If you happen to drive from Teen Talwar to Fawara Chowk, you may come across traffic policemen wearing new grey uniforms and a big smile.
This is because the traffic department has changed the colour of the uniform to give the policemen a fresh start. “The old white uniform has become a symbol of corruption,” said Karachi police chief AIG Ghulam Qadir Thebo. The department is also making the policemen attend trainings on having a positive attitude and talking politely to citizens.
According to Thebo, he moved the proposal nearly a year ago in which he demanded the authorities change the uniform to a white shirt and grey trousers. However, what they ended up with were completely grey uniforms.

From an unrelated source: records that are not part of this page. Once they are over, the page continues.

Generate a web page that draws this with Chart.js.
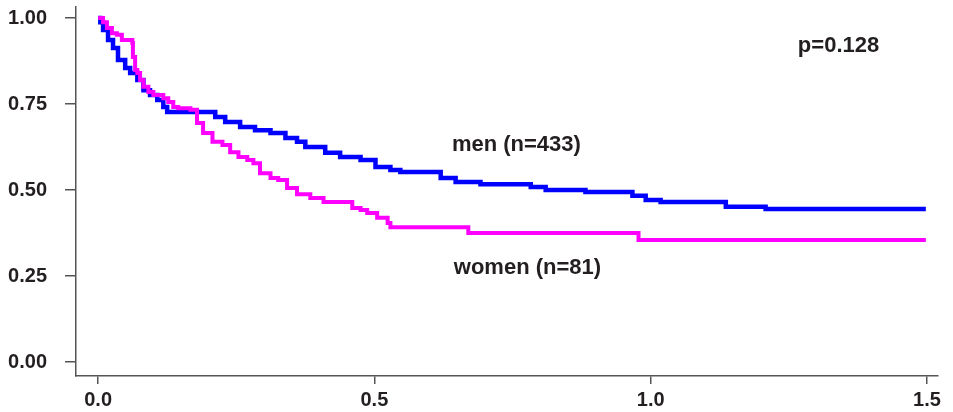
<!DOCTYPE html>
<html lang="en">
<head>
    <meta charset="UTF-8">
    <title>Survival by sex</title>
    <script src="https://cdn.jsdelivr.net/npm/chart.js@4"></script>
    <style>
        html, body { margin: 0; padding: 0; background: #fff; }
        #wrap { width: 953px; height: 412px; position: relative; }
    </style>
</head>
<body>
<div id="wrap"><canvas id="kmChart"></canvas></div>
<script>
    // survival curves (time, survival)
    const menTime = [0, 0.004, 0.009, 0.018, 0.027, 0.036, 0.049, 0.058, 0.071, 0.082,
        0.094, 0.107, 0.118, 0.125, 0.212, 0.230, 0.257, 0.284, 0.312, 0.339,
        0.360, 0.375, 0.411, 0.438, 0.475, 0.502, 0.529, 0.547, 0.620, 0.647,
        0.692, 0.783, 0.810, 0.882, 0.967, 0.991, 1.018, 1.136, 1.208, 1.498];
    const menSurv = [1.0, 0.988, 0.965, 0.936, 0.913, 0.878, 0.855, 0.84, 0.82, 0.79,
        0.776, 0.762, 0.741, 0.727, 0.712, 0.698, 0.683, 0.674, 0.666, 0.651,
        0.640, 0.625, 0.608, 0.596, 0.587, 0.567, 0.558, 0.552, 0.535, 0.523,
        0.517, 0.509, 0.5, 0.494, 0.483, 0.471, 0.465, 0.451, 0.445, 0.445];

    const womenTime = [0, 0.009, 0.016, 0.025, 0.034, 0.043, 0.062, 0.063, 0.067, 0.071,
        0.076, 0.082, 0.091, 0.1, 0.118, 0.127, 0.136, 0.145, 0.167, 0.179,
        0.19, 0.207, 0.225, 0.239, 0.254, 0.27, 0.281, 0.293, 0.312, 0.326,
        0.342, 0.36, 0.384, 0.408, 0.46, 0.475, 0.487, 0.505, 0.524, 0.529,
        0.67, 0.978, 1.498];
    const womenSurv = [1.0, 0.988, 0.971, 0.956, 0.951, 0.936, 0.927, 0.887, 0.849, 0.84,
        0.82, 0.8, 0.785, 0.776, 0.767, 0.756, 0.741, 0.738, 0.733, 0.695,
        0.666, 0.64, 0.631, 0.61, 0.596, 0.587, 0.578, 0.549, 0.535, 0.529,
        0.506, 0.488, 0.477, 0.465, 0.448, 0.442, 0.433, 0.419, 0.404, 0.392,
        0.375, 0.355, 0.355];

    const xTicks = [0, 0.5, 1.0, 1.5];
    const yTicks = [0, 0.25, 0.5, 0.75, 1.0];

    // text labels placed in data coordinates
    const notes = [
        { text: 'p=0.128', x: 1.34, y: 0.92 },
        { text: 'men (n=433)', x: 0.757, y: 0.63 },
        { text: 'women (n=81)', x: 0.777, y: 0.273 }
    ];

    const toPoints = (t, s) => t.map((v, i) => ({ x: v, y: s[i] }));

    const inkColor = '#231f20';
    const axisColor = '#555555';
    const fontFamily = "'Liberation Sans', Arial, Helvetica, sans-serif";

    const notesPlugin = {
        id: 'notes',
        afterDatasetsDraw(chart) {
            const { ctx, scales } = chart;
            ctx.save();
            ctx.fillStyle = inkColor;
            ctx.font = 'bold 22px ' + fontFamily;
            ctx.textAlign = 'center';
            ctx.textBaseline = 'middle';
            notes.forEach(n => {
                ctx.fillText(n.text, scales.x.getPixelForValue(n.x), scales.y.getPixelForValue(n.y));
            });
            ctx.restore();
        }
    };

    const ctx = document.getElementById('kmChart').getContext('2d');
    new Chart(ctx, {
        type: 'line',
        data: {
            datasets: [
                {
                    label: 'women (n=81)',
                    data: toPoints(womenTime, womenSurv),
                    borderColor: '#ff00ff',
                    borderWidth: 4,
                    stepped: true,
                    pointRadius: 0,
                    fill: false
                },
                {
                    label: 'men (n=433)',
                    data: toPoints(menTime, menSurv),
                    borderColor: '#0000ff',
                    borderWidth: 4.5,
                    stepped: true,
                    pointRadius: 0,
                    fill: false
                }
            ]
        },
        options: {
            responsive: true,
            maintainAspectRatio: false,
            animation: false,
            layout: { autoPadding: false, padding: { top: 7, right: 15, left: 0, bottom: 0 } },
            plugins: {
                legend: { display: false },
                tooltip: { enabled: false }
            },
            scales: {
                x: {
                    type: 'linear',
                    min: -0.04,
                    max: 1.52,
                    afterBuildTicks: axis => { axis.ticks = xTicks.map(v => ({ value: v })); },
                    afterFit: axis => {
                        axis.height = 36;
                        axis.paddingLeft = 0;
                        axis.paddingRight = 0;
                    },
                    grid: { drawOnChartArea: false, drawTicks: true, tickLength: 8, color: axisColor, lineWidth: 1.5 },
                    border: { display: true, color: axisColor, width: 1.5 },
                    ticks: {
                        padding: 4,
                        color: inkColor,
                        font: { family: fontFamily, size: 20, weight: 'bold' },
                        callback: v => Number(v).toFixed(1)
                    }
                },
                y: {
                    type: 'linear',
                    min: -0.0407,
                    max: 1.032,
                    afterBuildTicks: axis => { axis.ticks = yTicks.map(v => ({ value: v })); },
                    afterFit: axis => {
                        axis.width = 76;
                        axis.paddingTop = 0;
                        axis.paddingBottom = 0;
                    },
                    grid: { drawOnChartArea: false, drawTicks: true, tickLength: 11, color: axisColor, lineWidth: 1.5 },
                    border: { display: true, color: axisColor, width: 1.5 },
                    ticks: {
                        padding: 18,
                        color: inkColor,
                        font: { family: fontFamily, size: 20, weight: 'bold' },
                        callback: v => Number(v).toFixed(2)
                    }
                }
            }
        },
        plugins: [notesPlugin]
    });
</script>
</body>
</html>
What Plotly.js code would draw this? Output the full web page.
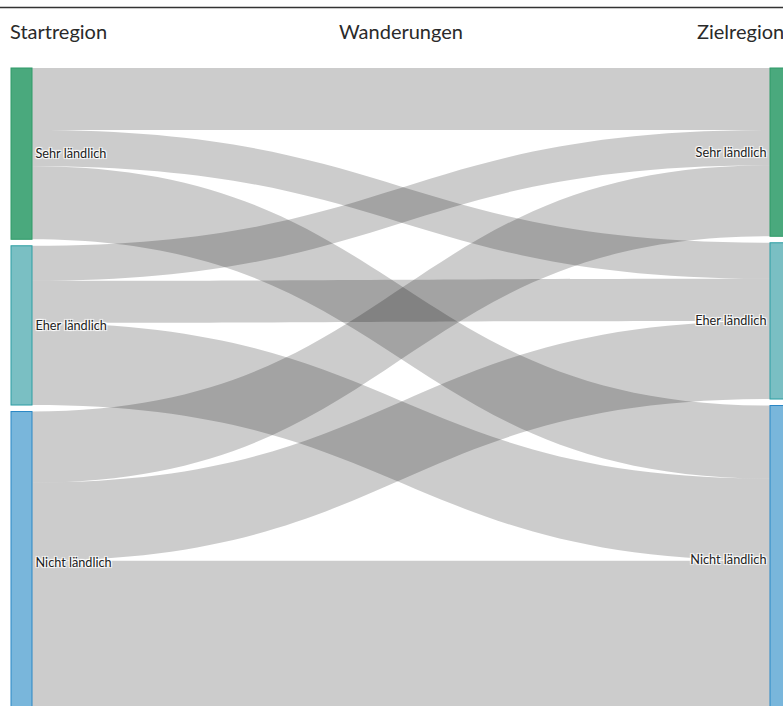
<!DOCTYPE html>
<html>
<head>
<meta charset="utf-8">
<script src="https://cdn.plot.ly/plotly-3.0.1.min.js"></script>
<style>
html,body{margin:0;padding:0;overflow:hidden;background:#fff;}
#chart{width:800px;height:720px;}
</style>
</head>
<body>
<div id="chart"></div>
<script>
// Regionen
const regions = ["Sehr ländlich", "Eher ländlich", "Nicht ländlich"];
const nodeColors = ["#4aa97d", "#7abfc3", "#79b6db"];
const nodeLineColors = ["#2f9a69", "#2c9ea3", "#2a87c5"];
// Wanderungen: Startregion -> Zielregion
const linkSource = [0, 0, 0, 1, 1, 1, 2, 2, 2];
const linkTarget = [3, 4, 5, 3, 4, 5, 3, 4, 5];
const linkValue  = [62, 36, 73, 35, 42, 82, 71, 78, 153];
const columnTitles = ["Startregion", "Wanderungen", "Zielregion"];

// Layout geometry
const W = 800, H = 720, ML = 11, MR = 9, MT = 68, MB = 6;
const PW = W - ML - MR, PH = H - MT - MB;
const PAD = 6.5, THICK = 21;
function px(x){ return (x - ML) / PW; }

// Keep the node order of the regions in each column (derived from the data)
const nNodes = regions.length * 2;
const nodeTotals = new Array(nNodes).fill(0);
const inTotals = new Array(nNodes).fill(0);
linkValue.forEach((v, k) => { nodeTotals[linkSource[k]] += v; inTotals[linkTarget[k]] += v; });
for (let i = 0; i < nNodes; i++) nodeTotals[i] = Math.max(nodeTotals[i], inTotals[i]);
const grand = linkValue.reduce((a, b) => a + b, 0);
const ky = (PH - (regions.length - 1) * PAD) / grand;
const nodeX = [], nodeY = [];
[0, 1].forEach(col => {
  let cum = 0;
  regions.forEach((r, i) => {
    const idx = col * regions.length + i;
    const v = nodeTotals[idx];
    nodeY[idx] = (cum * ky + i * PAD + v * ky / 2) / PH;
    nodeX[idx] = col === 0 ? (THICK / 2) / PW : 1 - (THICK / 2) / PW;
    cum += v;
  });
});

const labels = regions.concat(regions);
const trace = {
  type: "sankey",
  orientation: "h",
  arrangement: "snap",
  node: {
    label: labels,
    x: nodeX,
    y: nodeY,
    color: nodeColors.concat(nodeColors),
    line: {color: nodeLineColors.concat(nodeLineColors), width: 1},
    thickness: THICK,
    pad: PAD
  },
  link: {
    source: linkSource,
    target: linkTarget,
    value: linkValue,
    color: "rgba(0,0,0,0.2)"
  },
  textfont: {family: "Lato, 'Open Sans', sans-serif", size: 12.7, color: "#222"}
};

const layout = {
  width: W,
  height: H,
  margin: {l: ML, r: MR, t: MT, b: MB, pad: 0},
  paper_bgcolor: "#fff",
  font: {family: "Lato, 'Open Sans', sans-serif", color: "#222"},
  showlegend: false,
  annotations: [
    {text: columnTitles[0], xref: "paper", yref: "paper", x: px(8), xanchor: "left", y: 1, yshift: 37, yanchor: "middle", showarrow: false, font: {size: 20, color: "#2a2a2a"}},
    {text: columnTitles[1], xref: "paper", yref: "paper", x: px(401), xanchor: "center", y: 1, yshift: 37, yanchor: "middle", showarrow: false, font: {size: 20, color: "#2a2a2a"}},
    {text: columnTitles[2], xref: "paper", yref: "paper", x: px(786), xanchor: "right", y: 1, yshift: 37, yanchor: "middle", showarrow: false, font: {size: 20, color: "#2a2a2a"}}
  ],
  shapes: [
    {type: "line", xref: "paper", yref: "paper", x0: px(0), x1: px(783), ysizemode: "pixel", yanchor: 1, y0: 60.5, y1: 60.5, line: {color: "#333", width: 1.5}}
  ]
};

Plotly.newPlot("chart", [trace], layout, {displayModeBar: false, staticPlot: true}).then(gd => {
  // apply the colored node outlines
  const lc = nodeLineColors.concat(nodeLineColors);
  gd.querySelectorAll(".sankey-node").forEach((g, i) => {
    const rect = g.querySelector(".node-rect");
    const d = g.__data__;
    if (rect && d && d.node) {
      const idx = d.node.pointNumber;
      if (idx != null && lc[idx]) rect.style.stroke = lc[idx];
    }
  });
});
</script>
</body>
</html>
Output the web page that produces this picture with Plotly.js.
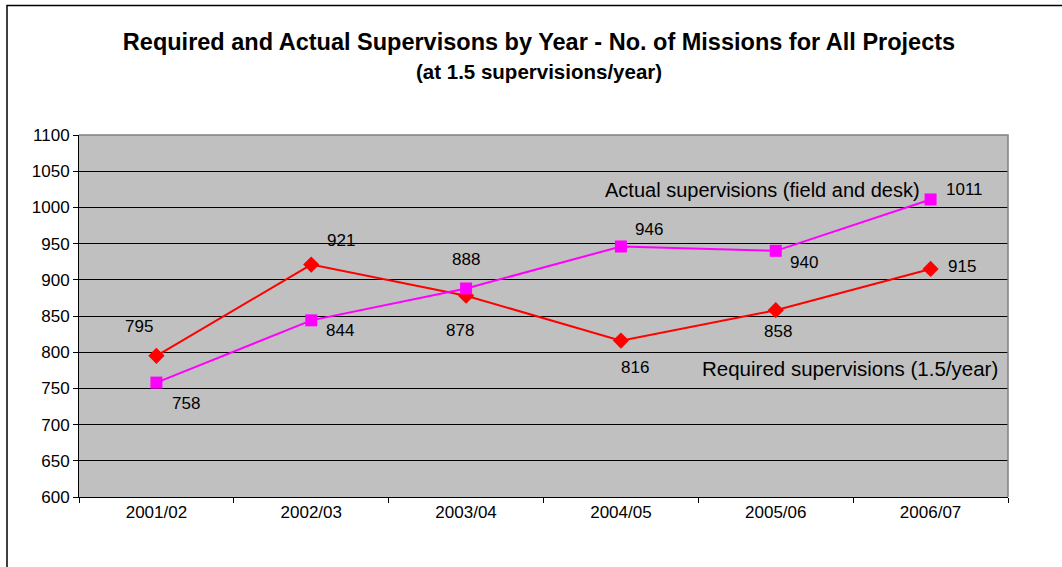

Initially, the uniforms will be worn by the policemen deployed on Corridor III, which comprises the main road going from Teen Talwar all the way to Fawara Chowk, including Sharae Faisal, said Thebo. After this initial deployment of 10 days, the police will take feedback from the citizens and then extend the programme to the rest of the city.
These changes are all part of Thebo’s plans to revamp the police structure. “With the new colour, we pledge zero corruption and no bribe,” he promised. He added that they will ensure that the traffic police change their behaviour towards the citizen and become friendly. The officials will continue to monitor them. “We will also bring in the new and young blood in the force with new incentives,” he said.
The wives of the traffic constables are definitely happier with the new uniforms. “I was sick and tired of washing my husband’s white khakis every day,” admitted Sadia, wife of Tipu Sultan traffic police station’s head council, Jawed Ahmed. “No matter how expensive the washing powder, I could never get rid of the dusty stains.”
The constables would get Rs120 a month as washing allowance for their crisp white uniforms, pointed out a traffic constable on the condition of anonymity. “Tell me which washing powder in the city costs Rs120?” he asked, smiling.
The constable had been serving the traffic department for the last 25 years and has yet to see any significant changes in their institution. “The government should change the structure of the police hospital before changing the colour of our khakis,” he said.
Sadia’s husband Ahmed also had his reservations with the new uniforms as they felt their meagre salaries should be a bigger concern for the department. “It would have been better if the government had increased our salaries, rather than providing us new uniforms,” he said.
Traffic DIG Amir Shaikh assured that they are offering new incentives along with the new uniforms. With every challan or fine that the constable records, 15% of the amount of the fine will be added to his salary, he explained, adding that he has included this proposition in his list of recommendations to the chief minister.
Published in The Express Tribune, February 9th, 2015.